→ **What to produce**
Lift out each line of the data that holds "this".

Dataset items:
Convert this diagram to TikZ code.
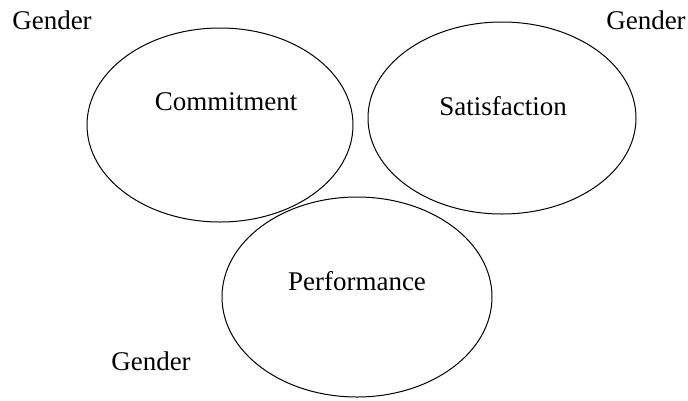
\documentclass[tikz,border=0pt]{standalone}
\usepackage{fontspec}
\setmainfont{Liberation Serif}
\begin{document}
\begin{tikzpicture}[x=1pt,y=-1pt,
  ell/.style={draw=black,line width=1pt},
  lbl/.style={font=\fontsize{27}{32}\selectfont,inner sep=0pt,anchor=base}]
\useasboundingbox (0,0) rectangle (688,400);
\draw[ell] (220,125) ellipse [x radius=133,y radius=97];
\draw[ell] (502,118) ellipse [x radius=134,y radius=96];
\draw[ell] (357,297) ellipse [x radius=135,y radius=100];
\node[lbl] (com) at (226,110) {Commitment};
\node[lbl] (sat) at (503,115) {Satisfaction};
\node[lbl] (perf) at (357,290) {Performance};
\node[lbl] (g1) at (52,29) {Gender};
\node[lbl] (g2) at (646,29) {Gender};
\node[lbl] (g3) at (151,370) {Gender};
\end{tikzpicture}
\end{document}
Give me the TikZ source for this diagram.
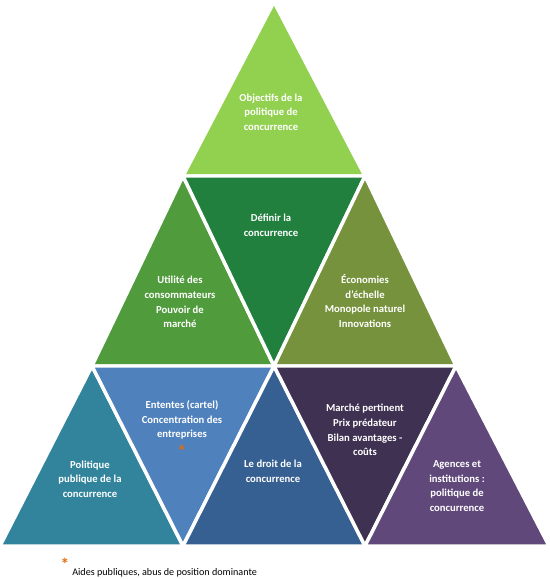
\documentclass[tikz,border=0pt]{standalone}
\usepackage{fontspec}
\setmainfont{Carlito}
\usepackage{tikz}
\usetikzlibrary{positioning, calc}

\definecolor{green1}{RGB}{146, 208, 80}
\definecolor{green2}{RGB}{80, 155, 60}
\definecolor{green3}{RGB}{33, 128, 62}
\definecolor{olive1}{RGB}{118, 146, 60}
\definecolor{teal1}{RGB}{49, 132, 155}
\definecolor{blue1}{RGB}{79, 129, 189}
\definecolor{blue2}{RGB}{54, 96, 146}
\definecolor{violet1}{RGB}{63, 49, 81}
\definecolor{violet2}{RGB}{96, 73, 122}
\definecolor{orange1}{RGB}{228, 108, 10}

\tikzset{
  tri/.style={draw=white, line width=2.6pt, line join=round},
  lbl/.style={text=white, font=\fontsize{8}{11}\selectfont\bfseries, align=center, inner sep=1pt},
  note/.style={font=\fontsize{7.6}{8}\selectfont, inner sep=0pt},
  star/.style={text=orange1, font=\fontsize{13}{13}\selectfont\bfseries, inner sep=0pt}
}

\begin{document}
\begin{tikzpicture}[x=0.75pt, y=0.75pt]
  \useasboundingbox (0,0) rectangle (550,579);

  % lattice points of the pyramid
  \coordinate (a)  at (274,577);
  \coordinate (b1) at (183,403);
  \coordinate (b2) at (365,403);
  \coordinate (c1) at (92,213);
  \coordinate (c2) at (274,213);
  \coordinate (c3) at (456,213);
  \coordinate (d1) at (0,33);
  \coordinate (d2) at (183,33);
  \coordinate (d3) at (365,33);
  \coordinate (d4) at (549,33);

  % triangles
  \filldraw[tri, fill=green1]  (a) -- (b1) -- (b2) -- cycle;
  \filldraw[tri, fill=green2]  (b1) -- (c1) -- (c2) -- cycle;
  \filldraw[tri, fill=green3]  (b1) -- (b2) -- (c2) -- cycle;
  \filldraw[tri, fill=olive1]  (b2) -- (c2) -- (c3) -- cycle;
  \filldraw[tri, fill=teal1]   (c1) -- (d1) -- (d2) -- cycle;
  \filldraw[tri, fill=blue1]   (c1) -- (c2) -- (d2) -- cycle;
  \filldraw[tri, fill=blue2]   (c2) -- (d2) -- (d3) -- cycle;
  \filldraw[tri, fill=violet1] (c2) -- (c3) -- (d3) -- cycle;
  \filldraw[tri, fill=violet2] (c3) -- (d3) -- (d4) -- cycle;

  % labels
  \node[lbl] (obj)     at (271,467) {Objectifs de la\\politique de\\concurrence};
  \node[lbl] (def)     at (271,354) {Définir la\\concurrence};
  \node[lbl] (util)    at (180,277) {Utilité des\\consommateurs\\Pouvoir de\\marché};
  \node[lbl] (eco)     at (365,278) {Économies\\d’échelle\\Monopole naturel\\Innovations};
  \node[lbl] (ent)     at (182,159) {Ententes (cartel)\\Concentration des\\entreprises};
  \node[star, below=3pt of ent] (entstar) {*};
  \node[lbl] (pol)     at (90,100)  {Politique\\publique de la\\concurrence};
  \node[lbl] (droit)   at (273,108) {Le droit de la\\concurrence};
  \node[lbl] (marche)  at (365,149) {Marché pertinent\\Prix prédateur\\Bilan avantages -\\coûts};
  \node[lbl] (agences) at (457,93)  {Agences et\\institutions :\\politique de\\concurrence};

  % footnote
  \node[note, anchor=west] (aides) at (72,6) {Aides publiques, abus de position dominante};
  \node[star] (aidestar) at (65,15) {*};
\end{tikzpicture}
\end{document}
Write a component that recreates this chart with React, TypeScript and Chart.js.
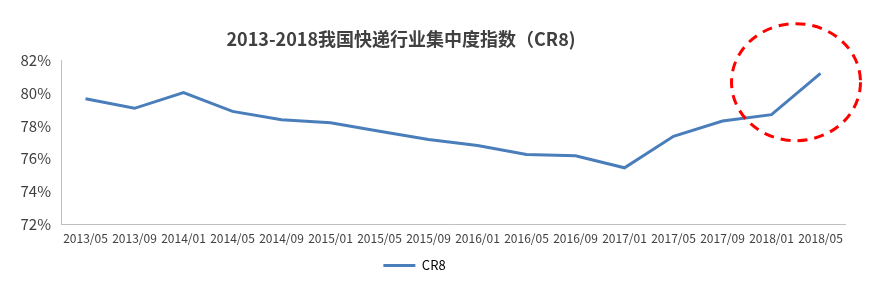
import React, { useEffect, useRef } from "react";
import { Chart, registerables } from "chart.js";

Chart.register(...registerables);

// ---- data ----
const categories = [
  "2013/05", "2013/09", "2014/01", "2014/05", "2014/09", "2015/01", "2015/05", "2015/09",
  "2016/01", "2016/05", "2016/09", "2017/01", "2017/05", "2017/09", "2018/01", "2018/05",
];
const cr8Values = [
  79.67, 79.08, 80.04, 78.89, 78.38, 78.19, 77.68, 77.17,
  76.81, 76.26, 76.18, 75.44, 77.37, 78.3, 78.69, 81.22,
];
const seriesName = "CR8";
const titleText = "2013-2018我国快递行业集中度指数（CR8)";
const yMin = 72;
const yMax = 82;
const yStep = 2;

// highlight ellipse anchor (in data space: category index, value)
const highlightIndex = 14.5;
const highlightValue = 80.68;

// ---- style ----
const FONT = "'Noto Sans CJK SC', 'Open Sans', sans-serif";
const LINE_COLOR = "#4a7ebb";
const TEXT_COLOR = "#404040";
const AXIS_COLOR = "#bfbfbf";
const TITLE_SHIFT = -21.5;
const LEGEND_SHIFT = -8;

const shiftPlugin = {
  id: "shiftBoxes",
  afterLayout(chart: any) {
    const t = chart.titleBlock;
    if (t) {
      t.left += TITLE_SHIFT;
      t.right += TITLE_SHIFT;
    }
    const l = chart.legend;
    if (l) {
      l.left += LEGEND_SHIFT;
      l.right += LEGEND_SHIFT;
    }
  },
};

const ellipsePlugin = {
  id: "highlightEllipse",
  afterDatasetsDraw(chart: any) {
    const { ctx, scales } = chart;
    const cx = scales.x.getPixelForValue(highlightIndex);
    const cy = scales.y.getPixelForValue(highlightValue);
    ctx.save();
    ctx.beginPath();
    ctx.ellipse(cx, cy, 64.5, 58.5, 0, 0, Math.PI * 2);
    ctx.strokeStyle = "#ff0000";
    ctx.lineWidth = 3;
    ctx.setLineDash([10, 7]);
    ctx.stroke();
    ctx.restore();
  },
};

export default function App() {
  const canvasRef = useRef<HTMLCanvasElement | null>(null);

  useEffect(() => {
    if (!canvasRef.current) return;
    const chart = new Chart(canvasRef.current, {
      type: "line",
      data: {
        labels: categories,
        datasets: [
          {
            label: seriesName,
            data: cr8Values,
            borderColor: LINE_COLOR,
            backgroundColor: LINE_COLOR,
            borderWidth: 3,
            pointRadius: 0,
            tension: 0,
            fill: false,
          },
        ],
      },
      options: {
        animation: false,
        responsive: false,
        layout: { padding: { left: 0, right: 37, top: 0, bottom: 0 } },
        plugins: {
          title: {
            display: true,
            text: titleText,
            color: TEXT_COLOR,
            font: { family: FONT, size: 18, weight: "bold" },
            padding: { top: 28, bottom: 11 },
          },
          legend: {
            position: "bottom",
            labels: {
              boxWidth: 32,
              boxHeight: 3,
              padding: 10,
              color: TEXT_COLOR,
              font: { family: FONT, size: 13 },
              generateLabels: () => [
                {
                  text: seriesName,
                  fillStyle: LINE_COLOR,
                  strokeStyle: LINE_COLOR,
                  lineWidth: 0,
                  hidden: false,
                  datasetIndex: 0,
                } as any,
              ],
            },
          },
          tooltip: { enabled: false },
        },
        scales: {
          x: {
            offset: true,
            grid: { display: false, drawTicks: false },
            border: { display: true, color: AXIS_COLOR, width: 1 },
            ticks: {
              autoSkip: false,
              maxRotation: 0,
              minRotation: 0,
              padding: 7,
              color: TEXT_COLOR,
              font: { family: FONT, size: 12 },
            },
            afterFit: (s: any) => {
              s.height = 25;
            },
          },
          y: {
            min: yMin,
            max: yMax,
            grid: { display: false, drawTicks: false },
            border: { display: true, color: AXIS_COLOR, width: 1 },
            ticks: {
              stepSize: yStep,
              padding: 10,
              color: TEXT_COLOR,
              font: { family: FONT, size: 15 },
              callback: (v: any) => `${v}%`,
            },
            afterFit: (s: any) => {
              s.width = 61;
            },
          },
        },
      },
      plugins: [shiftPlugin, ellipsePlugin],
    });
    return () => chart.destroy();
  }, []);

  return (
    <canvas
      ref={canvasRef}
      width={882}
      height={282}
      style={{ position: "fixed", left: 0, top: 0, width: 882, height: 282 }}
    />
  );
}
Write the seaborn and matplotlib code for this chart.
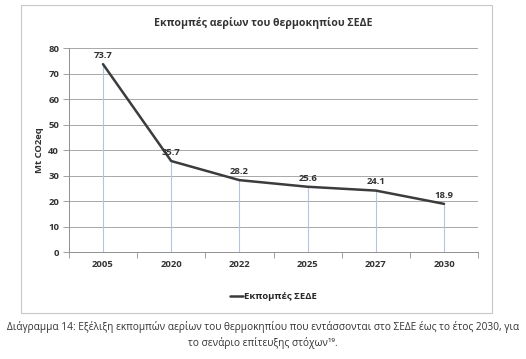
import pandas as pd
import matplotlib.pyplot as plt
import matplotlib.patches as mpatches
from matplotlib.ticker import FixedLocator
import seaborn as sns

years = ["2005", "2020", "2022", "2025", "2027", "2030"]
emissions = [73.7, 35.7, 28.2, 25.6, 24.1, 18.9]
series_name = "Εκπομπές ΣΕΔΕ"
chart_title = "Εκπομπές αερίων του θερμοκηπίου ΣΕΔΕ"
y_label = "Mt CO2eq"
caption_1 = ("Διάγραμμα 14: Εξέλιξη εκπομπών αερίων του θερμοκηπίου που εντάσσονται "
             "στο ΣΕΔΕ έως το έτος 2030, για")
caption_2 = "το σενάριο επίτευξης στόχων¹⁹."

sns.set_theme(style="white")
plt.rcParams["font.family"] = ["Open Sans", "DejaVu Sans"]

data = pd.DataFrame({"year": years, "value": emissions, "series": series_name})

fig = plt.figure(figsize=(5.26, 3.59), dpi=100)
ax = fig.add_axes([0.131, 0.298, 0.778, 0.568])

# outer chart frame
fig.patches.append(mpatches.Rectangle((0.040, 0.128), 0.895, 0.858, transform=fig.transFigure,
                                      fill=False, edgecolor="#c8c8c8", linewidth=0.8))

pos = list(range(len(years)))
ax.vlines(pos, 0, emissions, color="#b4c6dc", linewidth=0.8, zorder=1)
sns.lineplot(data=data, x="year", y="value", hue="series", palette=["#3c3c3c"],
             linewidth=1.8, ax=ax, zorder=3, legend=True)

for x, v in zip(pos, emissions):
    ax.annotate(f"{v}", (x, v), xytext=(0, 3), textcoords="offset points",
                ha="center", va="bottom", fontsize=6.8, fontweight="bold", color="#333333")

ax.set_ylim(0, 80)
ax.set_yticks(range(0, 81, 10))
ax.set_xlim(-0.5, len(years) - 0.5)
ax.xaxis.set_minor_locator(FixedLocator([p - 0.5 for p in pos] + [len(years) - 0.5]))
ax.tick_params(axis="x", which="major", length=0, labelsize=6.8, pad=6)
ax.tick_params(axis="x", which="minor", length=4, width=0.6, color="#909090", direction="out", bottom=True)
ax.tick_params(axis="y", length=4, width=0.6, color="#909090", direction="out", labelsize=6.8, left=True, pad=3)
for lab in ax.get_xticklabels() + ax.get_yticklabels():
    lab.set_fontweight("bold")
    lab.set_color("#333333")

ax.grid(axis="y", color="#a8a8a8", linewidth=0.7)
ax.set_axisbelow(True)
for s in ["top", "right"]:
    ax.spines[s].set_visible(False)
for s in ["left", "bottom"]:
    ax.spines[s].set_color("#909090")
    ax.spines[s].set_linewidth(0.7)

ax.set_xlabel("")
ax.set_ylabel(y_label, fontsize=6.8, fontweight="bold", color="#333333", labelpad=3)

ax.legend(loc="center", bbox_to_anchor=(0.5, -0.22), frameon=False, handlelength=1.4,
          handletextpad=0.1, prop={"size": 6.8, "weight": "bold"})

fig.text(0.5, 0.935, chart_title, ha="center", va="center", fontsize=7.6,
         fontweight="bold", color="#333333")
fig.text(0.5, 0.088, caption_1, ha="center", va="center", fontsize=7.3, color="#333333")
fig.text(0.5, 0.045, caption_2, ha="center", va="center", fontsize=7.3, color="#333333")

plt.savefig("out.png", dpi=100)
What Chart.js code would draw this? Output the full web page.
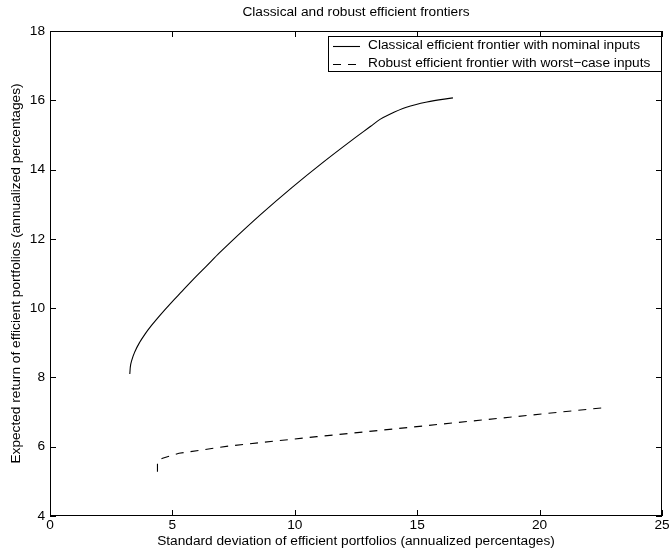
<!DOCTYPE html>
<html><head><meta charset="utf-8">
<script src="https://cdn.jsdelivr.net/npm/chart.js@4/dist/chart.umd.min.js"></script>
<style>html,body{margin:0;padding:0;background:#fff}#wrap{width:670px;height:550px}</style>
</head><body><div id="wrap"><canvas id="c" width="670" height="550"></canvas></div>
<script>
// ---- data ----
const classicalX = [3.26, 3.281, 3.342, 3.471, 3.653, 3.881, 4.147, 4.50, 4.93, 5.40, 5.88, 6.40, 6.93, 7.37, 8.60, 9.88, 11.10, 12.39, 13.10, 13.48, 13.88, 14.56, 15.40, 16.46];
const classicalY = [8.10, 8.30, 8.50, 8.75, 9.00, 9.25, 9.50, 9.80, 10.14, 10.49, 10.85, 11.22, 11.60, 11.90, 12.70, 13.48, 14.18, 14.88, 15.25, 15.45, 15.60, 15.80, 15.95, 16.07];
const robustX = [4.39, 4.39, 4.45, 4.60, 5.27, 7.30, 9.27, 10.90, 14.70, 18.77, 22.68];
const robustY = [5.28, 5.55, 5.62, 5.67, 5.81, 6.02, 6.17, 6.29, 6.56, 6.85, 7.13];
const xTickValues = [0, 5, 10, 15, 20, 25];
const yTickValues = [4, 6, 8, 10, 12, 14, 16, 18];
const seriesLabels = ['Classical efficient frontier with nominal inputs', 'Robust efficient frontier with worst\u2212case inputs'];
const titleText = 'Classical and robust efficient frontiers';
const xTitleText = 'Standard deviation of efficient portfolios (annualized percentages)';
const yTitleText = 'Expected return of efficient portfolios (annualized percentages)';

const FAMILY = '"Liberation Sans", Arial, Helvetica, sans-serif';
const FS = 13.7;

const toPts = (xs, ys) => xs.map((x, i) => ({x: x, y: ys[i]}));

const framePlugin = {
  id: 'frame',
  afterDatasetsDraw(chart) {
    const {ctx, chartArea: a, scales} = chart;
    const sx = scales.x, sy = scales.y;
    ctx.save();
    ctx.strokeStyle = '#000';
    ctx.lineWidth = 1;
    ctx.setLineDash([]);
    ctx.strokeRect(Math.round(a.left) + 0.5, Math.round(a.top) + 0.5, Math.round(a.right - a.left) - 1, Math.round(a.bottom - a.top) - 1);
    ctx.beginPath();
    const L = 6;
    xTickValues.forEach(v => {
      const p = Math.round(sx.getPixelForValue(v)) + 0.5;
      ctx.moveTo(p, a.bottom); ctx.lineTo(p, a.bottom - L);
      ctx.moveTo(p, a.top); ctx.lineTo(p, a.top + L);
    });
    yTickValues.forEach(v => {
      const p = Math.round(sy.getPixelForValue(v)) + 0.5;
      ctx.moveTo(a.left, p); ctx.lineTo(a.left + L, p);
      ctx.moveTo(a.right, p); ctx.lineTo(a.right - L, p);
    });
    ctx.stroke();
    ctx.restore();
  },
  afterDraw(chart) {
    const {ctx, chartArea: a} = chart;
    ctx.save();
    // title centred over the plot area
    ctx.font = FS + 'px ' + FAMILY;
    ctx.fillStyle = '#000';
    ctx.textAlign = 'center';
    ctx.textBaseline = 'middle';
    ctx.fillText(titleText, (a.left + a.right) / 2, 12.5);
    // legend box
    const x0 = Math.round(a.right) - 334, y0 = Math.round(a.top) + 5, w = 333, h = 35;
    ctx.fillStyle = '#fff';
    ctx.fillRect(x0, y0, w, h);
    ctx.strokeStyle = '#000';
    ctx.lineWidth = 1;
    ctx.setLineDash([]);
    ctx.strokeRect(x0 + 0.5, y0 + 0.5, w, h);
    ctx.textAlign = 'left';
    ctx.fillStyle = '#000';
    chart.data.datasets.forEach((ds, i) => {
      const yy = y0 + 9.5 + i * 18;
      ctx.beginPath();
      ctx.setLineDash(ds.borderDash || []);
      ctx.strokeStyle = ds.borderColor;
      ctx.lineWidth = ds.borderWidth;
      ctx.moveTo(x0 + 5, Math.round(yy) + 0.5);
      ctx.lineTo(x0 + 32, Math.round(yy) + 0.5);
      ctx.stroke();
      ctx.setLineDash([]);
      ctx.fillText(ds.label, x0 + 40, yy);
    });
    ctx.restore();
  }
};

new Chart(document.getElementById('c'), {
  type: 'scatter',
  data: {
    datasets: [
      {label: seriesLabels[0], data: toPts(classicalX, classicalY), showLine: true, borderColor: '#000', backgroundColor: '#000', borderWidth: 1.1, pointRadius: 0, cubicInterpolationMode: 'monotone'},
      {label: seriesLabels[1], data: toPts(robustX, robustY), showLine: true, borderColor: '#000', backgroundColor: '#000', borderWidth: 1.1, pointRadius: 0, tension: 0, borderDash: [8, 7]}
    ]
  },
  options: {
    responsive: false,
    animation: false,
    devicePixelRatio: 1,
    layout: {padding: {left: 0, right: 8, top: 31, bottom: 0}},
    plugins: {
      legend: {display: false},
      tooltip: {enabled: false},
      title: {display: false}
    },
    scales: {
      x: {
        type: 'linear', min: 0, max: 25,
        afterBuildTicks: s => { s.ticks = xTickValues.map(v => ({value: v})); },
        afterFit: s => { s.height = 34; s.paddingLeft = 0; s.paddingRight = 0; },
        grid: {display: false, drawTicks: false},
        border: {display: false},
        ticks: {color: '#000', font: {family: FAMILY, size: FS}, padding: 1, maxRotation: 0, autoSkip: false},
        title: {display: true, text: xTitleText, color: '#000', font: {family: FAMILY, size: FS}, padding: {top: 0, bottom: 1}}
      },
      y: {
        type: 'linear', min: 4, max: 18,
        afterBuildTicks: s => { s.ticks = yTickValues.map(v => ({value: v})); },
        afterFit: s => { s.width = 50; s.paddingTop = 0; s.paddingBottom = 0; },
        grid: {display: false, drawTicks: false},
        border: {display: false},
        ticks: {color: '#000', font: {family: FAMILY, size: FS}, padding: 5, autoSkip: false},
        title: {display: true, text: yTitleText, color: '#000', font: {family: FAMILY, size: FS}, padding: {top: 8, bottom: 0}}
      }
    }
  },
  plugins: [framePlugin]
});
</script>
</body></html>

→ **Solution**
Convert this diagram to TikZ code.
Give me the TikZ source for this diagram.
Write a component that recreates this chart with React, TypeScript and Chart.js.
Write the seaborn and matplotlib code for this chart.
What Chart.js code would draw this? Output the full web page.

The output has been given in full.